Figure 3: Optimal target SER ε∗ vs. SNR, showing exponential fit and design bounds for cluster-prefix protection.
Semantic-Aware Token Reconstruction
Decoding decomposes received bit sequences into prefix and suffix segments. The prefix identifies the candidate cluster, and the suffix is matched to tokens with minimum Hamming distance within that cluster. This reconstruction procedure ensures that even under bit errors, the output token is semantically proximate to the original. The final reconstructed sentence is compared to the original via cosine similarity of sentence embeddings.
Numerical Results
Evaluation across COCO Captions, Flickr30k, and QQP datasets demonstrates consistent semantic similarity gains by H-TokCom over conventional TokCom and semantic error correction (SEC)-enhanced TokCom. Hierarchical mapping alone significantly improves robustness, and cluster-prioritized power allocation further enhances performance, particularly at low-to-moderate SNR.
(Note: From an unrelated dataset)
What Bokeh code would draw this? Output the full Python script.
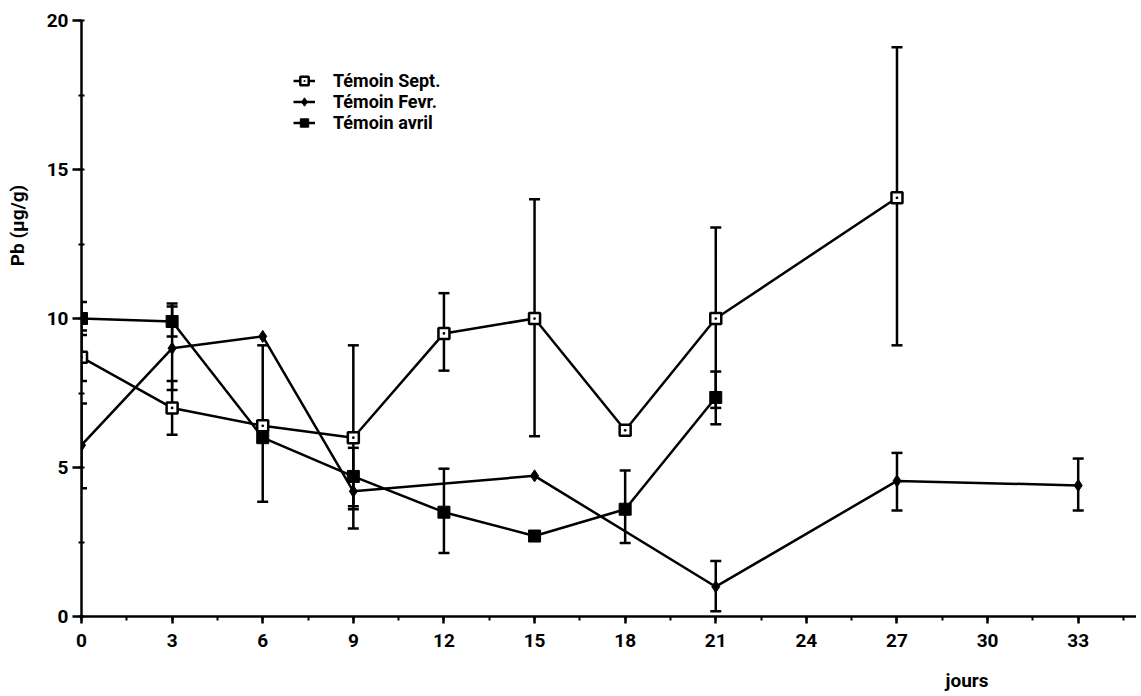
from bokeh.plotting import figure
from bokeh.models import (ColumnDataSource, Whisker, TeeHead, Legend, LegendItem,
                          SingleIntervalTicker, Label, Range1d)
from bokeh.embed import file_html
from bokeh.resources import INLINE
import math

# ---- data ----
sept_days = [0, 3, 6, 9, 12, 15, 18, 21, 27]
sept_vals = [8.7, 7.0, 6.4, 6.0, 9.5, 10.0, 6.25, 10.0, 14.05]
sept_err_days = [0, 3, 6, 9, 12, 15, 21, 27]
sept_lo = [7.9, 6.1, 3.85, 2.95, 8.25, 6.05, 7.0, 9.1]
sept_hi = [9.6, 7.9, 9.1, 9.1, 10.85, 14.0, 13.05, 19.1]

fevr_days = [0, 3, 6, 9, 15, 21, 27, 33]
fevr_vals = [5.75, 9.0, 9.4, 4.2, 4.72, 1.0, 4.55, 4.4]
fevr_err_days = [0, 3, 9, 21, 27, 33]
fevr_lo = [4.3, 7.6, 3.6, 0.18, 3.56, 3.56]
fevr_hi = [7.15, 10.4, 4.75, 1.86, 5.49, 5.3]

avril_days = [0, 3, 6, 9, 12, 15, 18, 21]
avril_vals = [10.0, 9.9, 6.0, 4.7, 3.5, 2.7, 3.6, 7.35]
avril_err_days = [0, 3, 9, 12, 18, 21]
avril_lo = [9.45, 9.4, 3.7, 2.13, 2.47, 6.45]
avril_hi = [10.55, 10.5, 5.66, 4.96, 4.9, 8.22]

labels = ["Témoin Sept.", "Témoin Fevr.", "Témoin avril"]
x_title = "jours"
y_title = "Pb (µg/g)"

FONT = "Roboto"
LW = 2.5

p = figure(width=1136, height=696, output_backend="svg", toolbar_location=None,
           x_range=Range1d(0, 34.93), y_range=Range1d(0, 20),
           min_border_left=81, min_border_top=20, min_border_bottom=80, min_border_right=0)
p.outline_line_color = None
p.xgrid.visible = False
p.ygrid.visible = False
p.background_fill_color = "white"

# axes
p.xaxis.ticker = SingleIntervalTicker(interval=3, num_minor_ticks=2)
p.yaxis.ticker = SingleIntervalTicker(interval=5, num_minor_ticks=2)
for ax in (p.xaxis[0], p.yaxis[0]):
    ax.axis_line_width = LW
    ax.axis_line_color = "black"
    ax.major_tick_line_width = LW
    ax.minor_tick_line_width = 2
    ax.major_tick_line_color = "black"
    ax.minor_tick_line_color = "black"
    ax.major_label_text_font = FONT
    ax.major_label_text_font_style = "bold"
    ax.major_label_text_font_size = "19px"
    ax.major_label_text_color = "black"
p.xaxis.major_tick_in = 0
p.xaxis.major_tick_out = 7
p.xaxis.minor_tick_in = 0
p.xaxis.minor_tick_out = 4
p.xaxis.major_label_standoff = 10
p.yaxis.major_tick_in = 0
p.yaxis.major_tick_out = 9
p.yaxis.minor_tick_in = 3
p.yaxis.minor_tick_out = 3
p.yaxis.major_label_standoff = 4

def whiskers(days, lo, hi):
    src = ColumnDataSource(dict(base=days, lower=lo, upper=hi))
    w = Whisker(source=src, base="base", lower="lower", upper="upper",
                line_color="black", line_width=LW,
                upper_head=TeeHead(size=11, line_width=LW, line_color="black"),
                lower_head=TeeHead(size=11, line_width=LW, line_color="black"))
    p.add_layout(w)

whiskers(sept_err_days, sept_lo, sept_hi)
whiskers(fevr_err_days, fevr_lo, fevr_hi)
whiskers(avril_err_days, avril_lo, avril_hi)

l1 = p.line(sept_days, sept_vals, line_color="black", line_width=LW)
m1 = p.scatter(sept_days, sept_vals, marker="square_dot", size=11,
               fill_color="white", line_color="black", line_width=2.5)
l2 = p.line(fevr_days, fevr_vals, line_color="black", line_width=LW)
m2 = p.scatter(fevr_days, fevr_vals, marker="diamond", size=12,
               fill_color="black", line_color="black", line_width=1)
l3 = p.line(avril_days, avril_vals, line_color="black", line_width=LW)
m3 = p.scatter(avril_days, avril_vals, marker="square", size=12,
               fill_color="black", line_color="black", line_width=1)

legend = Legend(items=[LegendItem(label=labels[0], renderers=[l1, m1]),
                       LegendItem(label=labels[1], renderers=[l2, m2]),
                       LegendItem(label=labels[2], renderers=[l3, m3])],
                location=(212, 483), glyph_width=22, glyph_height=21,
                label_height=21, label_standoff=18, spacing=0, padding=0, margin=0,
                border_line_color=None, background_fill_alpha=0,
                label_text_font=FONT, label_text_font_style="bold",
                label_text_font_size="18px", label_text_color="black")
p.add_layout(legend, "center")

p.add_layout(Label(x=864, y=-8, x_units="screen", y_units="screen", text=x_title,
                   text_font=FONT, text_font_style="bold", text_font_size="19px",
                   text_align="left", text_baseline="middle", text_color="black"),
             "below")
p.add_layout(Label(x=-3, y=391, x_units="screen", y_units="screen", text=y_title,
                   angle=math.pi / 2, text_font=FONT, text_font_style="bold",
                   text_font_size="19px", text_align="center", text_baseline="middle",
                   text_color="black"), "left")

open("out.html", "w").write(file_html(p, INLINE))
At γ=3 dB on COCO, the semantic similarity increases from $0.206$ to $0.279$ (a relative gain of 35.4%). Similar behavior is observed across all datasets, and SEC methods underperform at low SNR due to unreliable contextual correction.
Figure 4: Semantic similarity vs. SNR for all baseline and proposed schemes, demonstrating the advantages of hierarchical mapping and power allocation.
Implications and Future Directions
The integration of semantic structure into physical-layer design marks a substantive advance in semantic communication, bridging AI-driven recovery with communication-layer robustness. H-TokCom's techniques allow for semantic-preserving transmission without relying on large AI modules, reducing computational complexity and improving practical performance in distributed settings or bandwidth-constrained environments.
This framework lays groundwork for further research, including hierarchy-aware semantic error correction, adaptive clustering schemes, and extensions to multi-user or multi-modal communication scenarios. The theoretical implications suggest new approaches to the joint optimization of semantic-aware mapping, channel coding, and transmit resource management, potentially informing the design of future AI-native communication systems.
Conclusion
H-TokCom introduces a semantics-aware hierarchical framework for token communication, jointly addressing clustering, bit mapping, and power allocation at the communication layer. Through embedding-based clustering, hierarchical mapping, and adaptive power prioritization, the paradigm significantly enhances semantic robustness in noisy channels. The results establish H-TokCom as an effective method for semantically reliable transmission, with broad implications for AI-native and token-centric communication architectures. Future directions include synergy with advanced SEC methods and further integration of AI and communication strategies for robust cross-modal and agentic systems.